OHG-NHG: swapping of bein (bone) and gibeini (leg)

Discussion in 'Etymology, History of languages and Linguistics (EHL)' started by Roy776, Nov 28, 2012.

  1. Roy776

    Roy776 Senior Member

    Kraków, Poland
    German & AmE
    Hello everyone,

    I've just stumbled upon these two words, widely known in Modern High German but with their meanings swapped.
    Today, Gebein means bones and Bein means leg. Does anybody know how it came to this?
    My sources for the words' meanings are the following:

    Bein (Merseburger Zaubersprüche)
    sose benrenki, sose bluotrenki, sose lidirenki:

    ben zi bena, bluot si bluoda,

    lid zi geliden, sose gelimida sin!

    Gibeini
    You might want to search for the word by using CTRL + F.

    Thanks in advance.
     
  2. Peterdg

    Peterdg Senior Member

    I don't know if this will be useful or not, but in Dutch, the same thing happens: "gebeente" = "bones" and "been" = "leg" (but can also mean "bone").
     
  3. Roy776

    Roy776 Senior Member

    Kraków, Poland
    German & AmE
    Do you know how it was in Old Dutch, which word meant what?
     
  4. berndf Moderator

    Geneva
    German (Germany)
    Bein can still mean bone, even in modern German. The meaning Bein=leg just overshadows the meaning Bein=bone so that the latter is confined to combinations like Steißbein or Eisbein ... or ... Gebein. In varieties of German where Bein=leg is not used, like Austrian German where leg=Fuß, the meaning Bein=bone is still very common.
     
  5. Roy776

    Roy776 Senior Member

    Kraków, Poland
    German & AmE
    Thanks, but shouldn't these compound words rather be considered remnants of the word's "archaic" meaning?
    By the way, I begin to doubt the reliability of the information about the word 'gibeini'. To me, it looks like a plural noun (which it most probably also is) but they say it has the meaning of the singular noun 'leg'.
     
  6. Peterdg

    Peterdg Senior Member

    No idea whatsoever.

    But, what I do think to know is that the combination "ge-word-te" is relatively frequent in Dutch to mean a collection of word as a new, independent identity.

    E.g.
    gebeente: collection of bones ("been" is "bone")
    gemeente: collection of "meent" (= archaic word for "piece of land"), meaning "municipalilty" or "town"
    gevogelte: collection of "vogels" ("birds") meaning "poeltry"
    gedeelte: collection of parts ("deel"="part") forming a "part" by itself.
    ongedierte: collection of bad ("on") animals ("dier"): = "bugs"

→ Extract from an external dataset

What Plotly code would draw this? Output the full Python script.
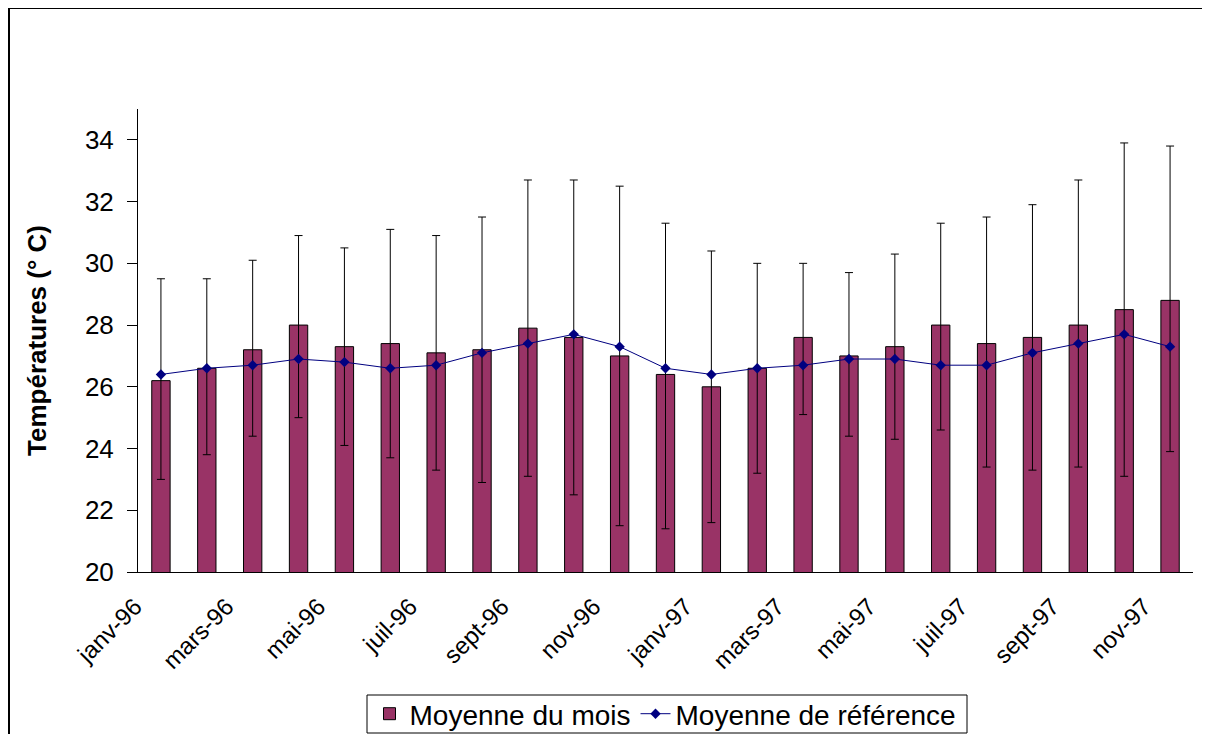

    But don't think it can be applied to any word or concept: there is only a limited number of concepts that allow for this mechanism. It works with "vogels" ("birds") and "dieren" ("animals") but not with "vissen" ("fish").

    Now, don't pay too much attention to what I'm saying: I don't know very much about ethymology; it's just a personal interpretation and observation.
     
  7. Roy776

    Roy776 Senior Member

    Kraków, Poland
    German & AmE
    No, no, that's actually quite interesting and (I think) logical. The ge- prefix also had different usages in the OHG time, for example putting verbs into a perfective aspect, and I think that such collective nouns are also part of its usage, but I could be wrong.
     
  8. berndf Moderator

    Geneva
    German (Germany)
    That is another way to say what I meant, except that I don't consider the meaning bein=bone obsolete as you seem to do. The two meanings have been standing side by side for many centuries and today bein=leg is indeed predominant in most regions but in regions where this meaning is not used, bein=bone is very much alive and kicking. If, e.g., my mother-in-law said Mir tun die Beine weh I would understand this to mean my bones hurt.

    I don't think it ever meant anything else that today: totality/system of bones, skeleton. According to Grimm, the meaning Gebein=all legs occasionally occurred. This meaning is derived from Gebein=all bones in the same way as Bein=leg is derived from Bein=bone: The meaning of Bein=bone was narrowed to thigh-bone and then extended the the limb as a whole.

    The prefix syllable ge- can have several meanings. As you said, it can express a perfective aspect. But the most ancient and general meaning is indeed collection of/totality of, as you both said (Geflügel, Getier, Gebirge, etc.).